RECUERDOS DE UNA FOTOGRAFÍA

RECUERDOS DE UNA FOTOGRAFÍA

Cabía en mi mano, en la izquierda y con la derecha la acaricié. “Es para ti”, me dijeron. Y me encontré con aquella cosita peluda y gimiente en mi regazo. Tan pequeña era, que para alimentarla tuve que hacer un biberón, a partir de un frasquito de suero fisiológico, y hacerle la cama en una caja de zapatos, con una almohada térmica, que simulara el calor materno. Bueno, y cubrir el suelo de toda la casa con papel de periódico. Un poco después hubo que preservar todos los adornos de la casa, a los que podía acceder con su corta estatura, del alcance de sus afilados dientes.

Vinieron los largos paseos, los despertares en forma de lametones, y los escandalosos recibimientos cuando se había quedado en casa sola. Contaba yo, miles de anécdotas en el trabajo, que causaban la hilaridad de los compañeros que no tenían perro y una sonrisa cómplice de los perreros. ¡Cuan lista era mi perrita y que bien me comunicaba con ella!

Cuando salíamos al parque, llevaba yo la típica pelota que todos los amos de perros llevan consigo, para tirársela y que la traigan, y luego volver a tirarla otra vez… y así, hacer el corrillo de humanos para hablar de nuestras cosas, mientras los perros hacen ejercicio. Digo que llevaba la pelota, pero la verdad es que no la llevé mucho tiempo. Cuando se la tiraba la primera vez, ella iba corriendo y me la traía muy contenta, se la tiraba la segunda vez, y me miraba reticente, pero iba a por ella. A la tercera, me miraba y se sentaba tranquilamente. Si tira la pelota, será que no es algo importante, a qué voy a estar de un lado para otro. ¡Era sedentaria como la mayoría de los intelectuales!

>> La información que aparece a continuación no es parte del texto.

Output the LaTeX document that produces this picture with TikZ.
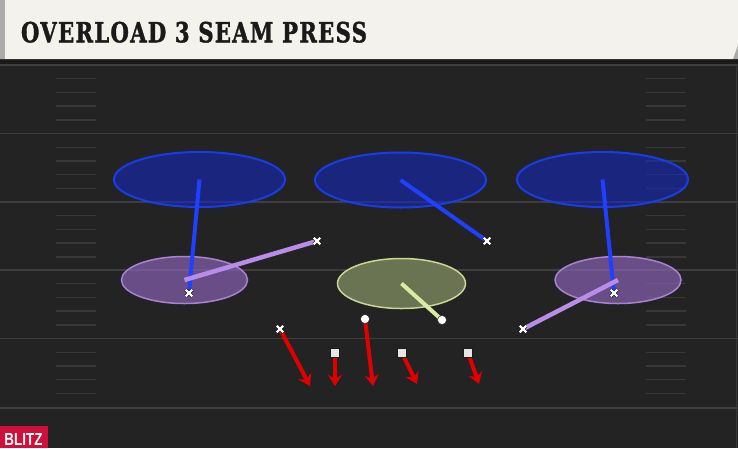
\documentclass[tikz,border=0pt]{standalone}
\usepackage{fontspec}
\usetikzlibrary{shapes.geometric,shapes.misc,arrows.meta}
\newfontfamily\titlefont[BoldFont={DejaVu Serif Bold},
  BoldFeatures={FakeBold=1.6},LetterSpace=6]{DejaVu Serif}
\newfontfamily\tagfont{Liberation Sans}

\definecolor{c232323}{RGB}{35,35,35}
\definecolor{c1a1a1a}{RGB}{26,26,26}
\definecolor{c3e3e3e}{RGB}{62,62,62}
\definecolor{c383838}{RGB}{56,56,56}
\definecolor{cf4f2ec}{RGB}{244,242,236}
\definecolor{cababab}{RGB}{171,171,171}
\definecolor{c1428c8}{RGB}{20,40,200}
\definecolor{c1a3ce6}{RGB}{26,60,230}
\definecolor{c1f40ff}{RGB}{31,64,255}
\definecolor{c9669c8}{RGB}{150,105,200}
\definecolor{ca983d2}{RGB}{169,131,210}
\definecolor{cb88ce8}{RGB}{184,140,232}
\definecolor{c6b7452}{RGB}{107,116,82}
\definecolor{cc9d695}{RGB}{201,214,149}
\definecolor{cd9eca2}{RGB}{217,236,162}
\definecolor{ce00000}{RGB}{224,0,0}
\definecolor{cd0103a}{RGB}{208,16,58}
\definecolor{ce6e6e6}{RGB}{230,230,230}

\pgfdeclarelayer{ground}
\pgfdeclarelayer{lanes}
\pgfsetlayers{ground,lanes,main}

\tikzset{
  zone deep/.style={ellipse, draw=c1a3ce6, fill=c1428c8, fill opacity=0.55,
    line width=2pt, minimum width=171pt, minimum height=55pt},
  zone flat/.style={ellipse, draw=ca983d2, fill=c9669c8, fill opacity=0.6,
    line width=1.5pt, minimum width=126pt, minimum height=47pt},
  zone hook/.style={ellipse, draw=cc9d695, fill=c6b7452, line width=1.5pt,
    minimum width=128pt, minimum height=50pt},
  defender/.style={cross out, draw=white, line width=2.2pt, minimum size=6.5pt,
    preaction={draw=black, line width=3.4pt}},
  lineman/.style={rectangle, fill=ce6e6e6, draw=c1a1a1a, line width=0.5pt,
    minimum size=9pt},
  rover/.style={circle, fill=white, draw=c1a1a1a, line width=0.4pt,
    minimum size=9pt},
  rush/.style={draw=ce00000, line width=4pt, -{Stealth[length=11pt,width=14pt]}}
}

\begin{document}
\begin{tikzpicture}[y=1pt, x=1pt, yscale=-1, inner sep=0pt, outer sep=0pt]
\useasboundingbox (0,0) rectangle (738,448);
\begin{pgfonlayer}{ground}
  % field
  \path[fill=c232323] (0,59) rectangle (738,448);
  \path[fill=c1a1a1a] (0,59) rectangle (738,64);
  \foreach \yl in {65,133.5,202,270,338.5,408}
    \path[draw=c3e3e3e,line width=1.6pt] (0,\yl) -- (738,\yl);
  \foreach \yl in {65,133.5,202,270,338.5}
    \foreach \k in {1,...,4} {
      \path[draw=c383838,line width=1.4pt] (56,\yl+\k*13.7) -- (96,\yl+\k*13.7);
      \path[draw=c383838,line width=1.4pt] (646,\yl+\k*13.7) -- (686,\yl+\k*13.7);
    }
  \path[draw=c383838,line width=1pt] (736.5,64) -- (736.5,448);
  % header
  \path[fill=cf4f2ec] (0,0) -- (738,0) -- (738,45) -- (733,59) -- (0,59) -- cycle;
  \path[fill=cababab] (0,0) rectangle (5,59);
  \path[fill=cababab] (738,45) -- (733,59) -- (738,59) -- cycle;
  \node[anchor=base west,text=c1a1a1a] (title) at (21,42.3)
    {\resizebox{346pt}{20.6pt}{\titlefont\bfseries OVERLOAD 3 SEAM PRESS}};
  \path[fill=cd0103a] (0,426) rectangle (48,448);
  \node[anchor=base west,text=white] (blitz-tag) at (4.5,445.3)
    {\resizebox{38pt}{12pt}{\tagfont\bfseries BLITZ}};
  % zones
  \node[zone deep] (zone-deep-l) at (199.5,179.5) {};
  \node[zone deep] (zone-deep-m) at (400.5,180) {};
  \node[zone deep] (zone-deep-r) at (602.5,179.5) {};
  \node[zone flat] (zone-flat-l) at (184.5,280) {};
  \node[zone flat] (zone-flat-r) at (618,280) {};
  \node[zone hook] (zone-hook) at (401.5,283.5) {};
\end{pgfonlayer}

% players dropping
\node[defender] (drop-1) at (189,293) {};
\node[defender] (drop-2) at (317,241) {};
\node[defender] (drop-3) at (487,241) {};
\node[rover] (drop-4) at (442,320) {};
\node[defender] (drop-5) at (614,293) {};
\node[defender] (drop-6) at (523,329) {};
% players rushing
\node[defender] (rush-1) at (280,329) {};
\node[lineman] (rush-2) at (335,353) {};
\node[rover] (rush-3) at (365,319) {};
\node[lineman] (rush-4) at (402,353) {};
\node[lineman] (rush-5) at (468,353) {};
\coordinate (rush-1-end) at (310,386);
\coordinate (rush-2-end) at (335,386);
\coordinate (rush-3-end) at (373,386);
\coordinate (rush-4-end) at (417,384);
\coordinate (rush-5-end) at (479,384);

\begin{pgfonlayer}{lanes}
  \path[draw=c1f40ff,line width=4pt] (zone-deep-l.center) -- (drop-1.center);
  \path[draw=cb88ce8,line width=4.5pt] (zone-flat-l.center) -- (drop-2.center);
  \path[draw=c1f40ff,line width=4pt] (zone-deep-m.center) -- (drop-3.center);
  \path[draw=cd9eca2,line width=4pt] (zone-hook.center) -- (drop-4.center);
  \path[draw=c1f40ff,line width=4pt] (zone-deep-r.center) -- (drop-5.center);
  \path[draw=cb88ce8,line width=4.5pt] (zone-flat-r.center) -- (drop-6.center);
  \foreach \r in {1,...,5}
    \path[rush] (rush-\r.center) -- (rush-\r-end);
\end{pgfonlayer}

\end{tikzpicture}
\end{document}
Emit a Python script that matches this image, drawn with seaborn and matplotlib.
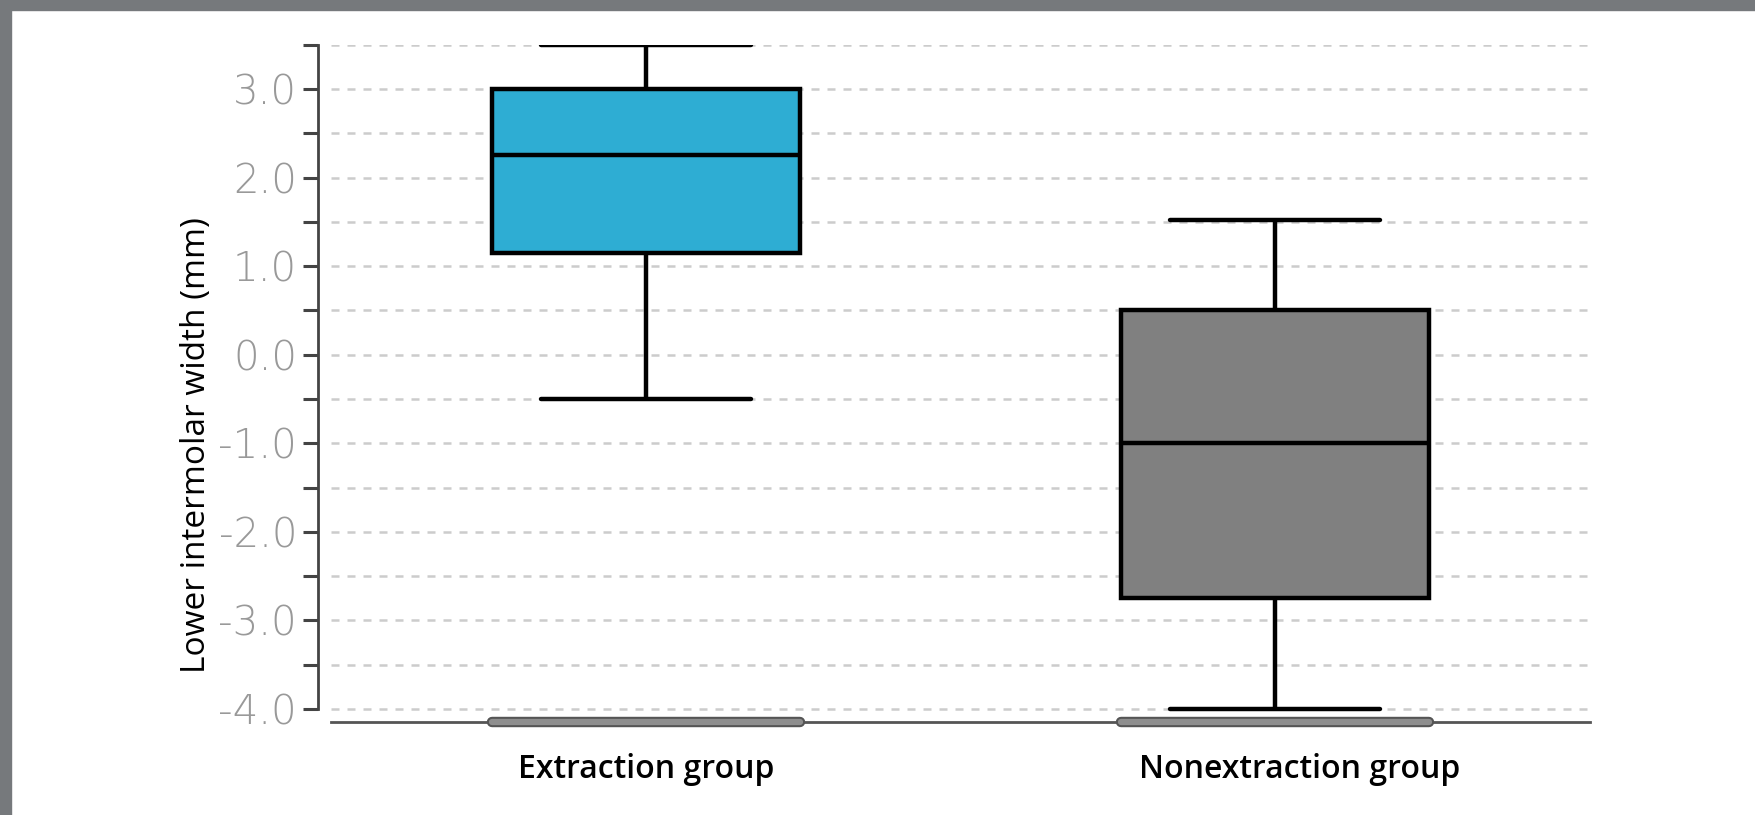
import matplotlib
matplotlib.use("Agg")
import matplotlib.pyplot as plt
import matplotlib.transforms as mtransforms
import pandas as pd
import seaborn as sns
from matplotlib.patches import Rectangle

# five-number summaries: lower whisker, Q1, median, Q3, upper whisker
groups = ["Extraction group", "Nonextraction group"]
extraction = [-0.5, 1.15, 2.25, 3.0, 3.5]
nonextraction = [-4.0, -2.75, -1.0, 0.5, 1.52]
box_colors = ["#2eadd3", "#808080"]
ytick_major = [-4.0, -3.0, -2.0, -1.0, 0.0, 1.0, 2.0, 3.0]
ytick_labels = ["-4.0", "-3.0", "-2.0", "-1.0", "0.0", "1.0", "2.0", "3.0"]
ytick_minor = [-3.5, -2.5, -1.5, -0.5, 0.5, 1.5, 2.5, 3.5]
ylabel = "Lower intermolar width (mm)"

df = pd.DataFrame({
    "group": [groups[0]] * len(extraction) + [groups[1]] * len(nonextraction),
    "value": extraction + nonextraction,
})

sns.set_style("white")
W, H = 1756, 815
fig = plt.figure(figsize=(W / 100, H / 100), dpi=100)
ax = fig.add_axes([331 / W, 1 - 726.7 / H, (1590 - 331) / W, (726.7 - 44.7) / H])

box_w = 0.49
sns.boxplot(data=df, x="group", y="value", hue="group", palette=box_colors,
            saturation=1, width=box_w, linecolor="black", linewidth=3.2, whis=1.5,
            showfliers=False, capwidths=0.334, legend=False, ax=ax)

ax.set_xlim(-0.5, 1.5)
ax.set_ylim(-4.2, 3.5)
ax.set_yticks(ytick_major)
ax.set_yticklabels(ytick_labels)
ax.set_yticks(ytick_minor, minor=True)
ax.set_axisbelow(True)
ax.yaxis.grid(True, which="both", linestyle=(0, (3.2, 3.2)), color="#cccccc", linewidth=1.8)
ax.xaxis.grid(False)

for s in ["top", "right"]:
    ax.spines[s].set_visible(False)
ax.spines["left"].set_position(("outward", 9.4))
ax.spines["left"].set_bounds(-4.0, 3.5)
ax.spines["left"].set_color("#444444")
ax.spines["left"].set_linewidth(2.0)
ax.spines["bottom"].set_position(("data", -4.15))
ax.spines["bottom"].set_color("#555555")
ax.spines["bottom"].set_linewidth(2.0)

ax.tick_params(axis="y", which="both", left=True, length=11, width=2.2, color="#444444",
               direction="out", pad=4, labelsize=29, labelcolor="#999999")
for lab in ax.get_yticklabels():
    lab.set_family(["DejaVu Sans"])
    lab.set_fontweight("light")
ax.tick_params(axis="x", length=0, pad=22)
for lab in ax.get_xticklabels():
    lab.set_family(["Open Sans", "DejaVu Sans"])
    lab.set_fontsize(23)
    lab.set_fontweight("semibold")
    lab.set_color("black")
# the second group label sits a little right of its box in the original
xlabs = ax.get_xticklabels()
xlabs[1].set_transform(xlabs[1].get_transform()
                       + mtransforms.ScaledTranslation(0.24, 0, fig.dpi_scale_trans))
ax.set_xlabel("")
ax.set_ylabel(ylabel, fontsize=24, family=["Open Sans", "DejaVu Sans"], color="black",
              fontweight="medium")
ax.yaxis.set_label_coords(-0.094, 0.413)

# flat gray bars on the base line under each group
for i in range(len(groups)):
    ax.plot([i - box_w / 2, i + box_w / 2], [-4.15, -4.15], color="#555555", lw=7.5,
            solid_capstyle="round", clip_on=False, zorder=3)
    ax.plot([i - box_w / 2, i + box_w / 2], [-4.15, -4.15], color="#8e8e8e", lw=4.5,
            solid_capstyle="round", clip_on=False, zorder=4)

# gray frame edges of the screenshot
fig.patches.append(Rectangle((0, 1 - 10 / H), 1, 10 / H, transform=fig.transFigure,
                             color="#76797c", zorder=10))
fig.patches.append(Rectangle((0, 0), 11 / W, 1, transform=fig.transFigure,
                             color="#76797c", zorder=10))

fig.savefig("out.png", dpi=100)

Bastante tiempo después cuando Katy ya era adulta, tuve una mala temporada, y me daban lloreras de vez en cuando, Una de las veces, paré de hacer lo que estaba haciendo y me senté a llorar desconsoladamente. El animalito estaba durmiendo en su cama en la otra punta de la casa. Se despertó, se sacudió y se presentó delante de mí mirándome inquisitivamente con el ladeo de cabeza que suelen hacer los perros. “¿Qué te pasa? Estoy aquí contigo”, me decía. Y pensé que tenía que superar aquello, porque el perrito se disgustaba.

Hubo otro momento importante en nuestra relación, Cuando me diagnosticaron cáncer y me trataron con quimioterapia, había días que no estaba muy bien, ella se pasó todo el tiempo a mis pies, y como me solía acostar temprano, se iba a dormir debajo de mi cama. Sucedió que quién se encargaba de sacarla a hacer el último pis, era un señor con el que yo estaba casada por aquel entonces (ahora no voy a hablar de él porque no sale en la foto). El caballero se enfadaba porque la perrita no quería salir cuando la llamaba. Temía yo que maltratara al animal, por no obedecer, así que en lugar de hablar con él, tuve una conversación con Katy, y le expliqué que no podía venir a dormir conmigo hasta que no hubiera salido con el amo, por lo que debería quedarse en el salón con él. Iba ella por el pasillo camino del salón y volvió la cabeza para mirarme y me preguntó “¿es de verdad, eso, lo que quieres? ¿podrás manejarte sola?”. En ese momento de renuncia, pensé en las madres que tienen que dejar a sus hijos en manos de padres poco adecuados.

Superé mi enfermedad, y me divorcié. Después, a los catorce años de edad Katy murió. Fueron quince días en los que se fue apagando poco a poco, suavemente, tal como me dijo el veterinario. La tuve instalada en el mejor rincón del salón, y dormí todas las noches en el sofá, para acompañarla. Nadie hizo ningún comentario inapropiado.